In a new book, The Doubter’s Guide to Jesus, to be released in February, Australian historian and author John Dickson lays out the “portraits” you have of Jesus … and smashes them.
“I say portraits (in the plural) because our best information points not to a tidy, monolithic Jesus but to a complex, multi-layered, and, at times, contradictory figure,” Dickson writes in his opening paragraph.
The Jesus that exists in the public imagination, and, it would seem, in the minds of many Christians, is “markedly different from the figure we find in our earliest sources,” writes Dickson.
So different, in fact, that Dickson confesses he has numerous sermons from earlier days which he can “no longer offer with sincerity and so will never preach again.”
One example of the portraits Dickson deals with is “Jesus as teacher”.
“There are those who quite like the idea that after two millennia of spiritual devotion, and more than two centuries of modern critical research, we still cannot fit this figure into a single box.” — John Dickson
Dickson writes that it is “hard to find a more obvious statement about Jesus than that he was a teacher.” In fact, while doing a secular radio interview asking for listeners’ perceptions of Jesus, “teacher” was the description Dickson says came up most often. But no listener – while expressing respect for Jesus’ teachings – mentioned his healings or miracles. Nothing about Jesus being the Messiah.
“This is the first mistake people make in assessing Jesus,” writes Dickson. “They so magnify his role as teacher that they end up diminishing, or ignoring altogether, some of the most striking and indispensable features of the Jesus of history.
“The result is a truncated Jesus; a Jesus of my preference and imagination.”
Dickson, however, also warns against what he sees as the “Christian (especially Protestant) overreaction to the general public’s teacher-Jesus.”

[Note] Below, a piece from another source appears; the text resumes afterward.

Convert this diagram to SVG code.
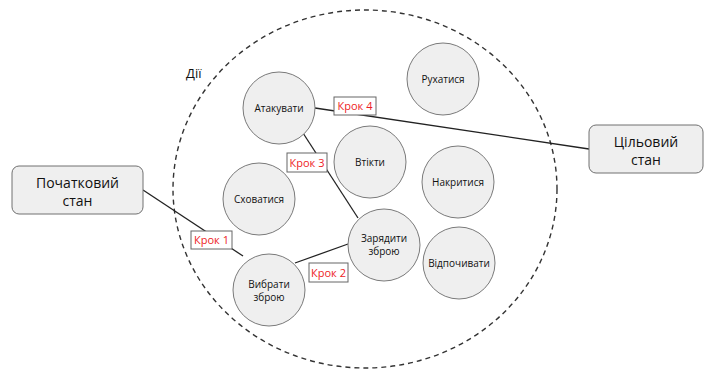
<svg xmlns="http://www.w3.org/2000/svg" width="712" height="369" viewBox="0 0 712 369">
<style>
.bg{fill:#ffffff}
.act circle{fill:#efefef;stroke:#7a7a7a;stroke-width:1}
.act text{font-family:"Open Sans","Liberation Sans",sans-serif;font-size:10px;fill:#111;text-anchor:middle}
.state rect{fill:#efefef;stroke:#707070;stroke-width:1}
.state text{font-family:"Open Sans","Liberation Sans",sans-serif;font-size:14px;fill:#111;text-anchor:middle}
.edge{stroke:#222;stroke-width:1.3;fill:none}
.step rect{fill:#ffffff;stroke:#666;stroke-width:1}
.step text{font-family:"Open Sans","Liberation Sans",sans-serif;font-size:11px;fill:#ee1c25;text-anchor:middle}
.zone{fill:none;stroke:#333;stroke-width:1.4;stroke-dasharray:5 4}
.title{font-family:"Open Sans","Liberation Sans",sans-serif;font-size:13px;fill:#111}
</style>
<rect class="bg" x="0" y="0" width="712" height="369"/>
<g id="zone">
<ellipse class="zone" cx="365" cy="189" rx="192" ry="179"/>
<text class="title" x="186" y="78">Дії</text>
</g>
<g id="connectors">
<line class="edge" x1="143" y1="190" x2="243" y2="256"/>
<line class="edge" x1="295" y1="263" x2="348" y2="244"/>
<line class="edge" x1="358" y1="218" x2="303" y2="133"/>
<line class="edge" x1="315" y1="108" x2="589" y2="149"/>
</g>
<g id="n-attack" class="act"><circle cx="279" cy="108" r="36"/><text x="279" y="112">Атакувати</text></g>
<g id="n-flee" class="act"><circle cx="370" cy="162" r="36"/><text x="370" y="166">Втікти</text></g>
<g id="n-hide" class="act"><circle cx="259" cy="199" r="36"/><text x="259" y="203">Сховатися</text></g>
<g id="n-reload" class="act"><circle cx="384" cy="245" r="36"/><text x="384" y="242">Зарядити</text><text x="384" y="255">зброю</text></g>
<g id="n-choose" class="act"><circle cx="269" cy="290" r="36"/><text x="269" y="288">Вибрати</text><text x="269" y="301">зброю</text></g>
<g id="n-move" class="act"><circle cx="443" cy="79" r="36"/><text x="443" y="83">Рухатися</text></g>
<g id="n-cover" class="act"><circle cx="458" cy="182" r="36"/><text x="458" y="186">Накритися</text></g>
<g id="n-rest" class="act"><circle cx="459" cy="263" r="36"/><text x="459" y="267">Відпочивати</text></g>
<g id="n-start" class="state"><rect x="12" y="166" width="131" height="48" rx="7"/><text x="77.5" y="188">Початковий</text><text x="77.5" y="206">стан</text></g>
<g id="n-goal" class="state"><rect x="589" y="125" width="114" height="48" rx="7"/><text x="646" y="147">Цільовий</text><text x="646" y="165">стан</text></g>
<g id="step1" class="step"><rect x="191" y="231" width="41" height="18"/><text x="211.5" y="244">Крок 1</text></g>
<g id="step2" class="step"><rect x="309" y="263" width="39" height="19"/><text x="328.5" y="276.5">Крок 2</text></g>
<g id="step3" class="step"><rect x="287" y="153" width="40" height="19"/><text x="307" y="166.5">Крок 3</text></g>
<g id="step4" class="step"><rect x="334" y="97" width="42" height="18"/><text x="355" y="110">Крок 4</text></g>
</svg>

“In seeking to affirm his climactic role as the Saviour who died and the Lord who rose again, some in the modern church so downplay his role as teacher that he becomes almost unrecognisable as the Jesus of the Gospels, the Jesus of history.
Dickson found himself “both disturbed and intrigued by the images of Jesus found in the first sources.”
“Although Jesus was more than a teacher, he nevertheless was a teacher. Historically speaking, Jesus’ fame as a teacher is one of the most prevalent themes of the ancient sources.”
Dickson writes that he has found himself “both disturbed and intrigued by the images of Jesus found in the first sources.”
“There are those – I admit to being one of them – who quite like the idea that after two millennia of spiritual devotion, and more than two centuries of modern critical research, we still cannot fit this figure into a single box.”
A Doubter’s Guide to Jesus is the third in John Dickson’s series of Doubter’s Guide books. He has previously published A Doubter’s Guide to the Bible and A Doubter’s Guide to the Ten Commandments. It will be released in February.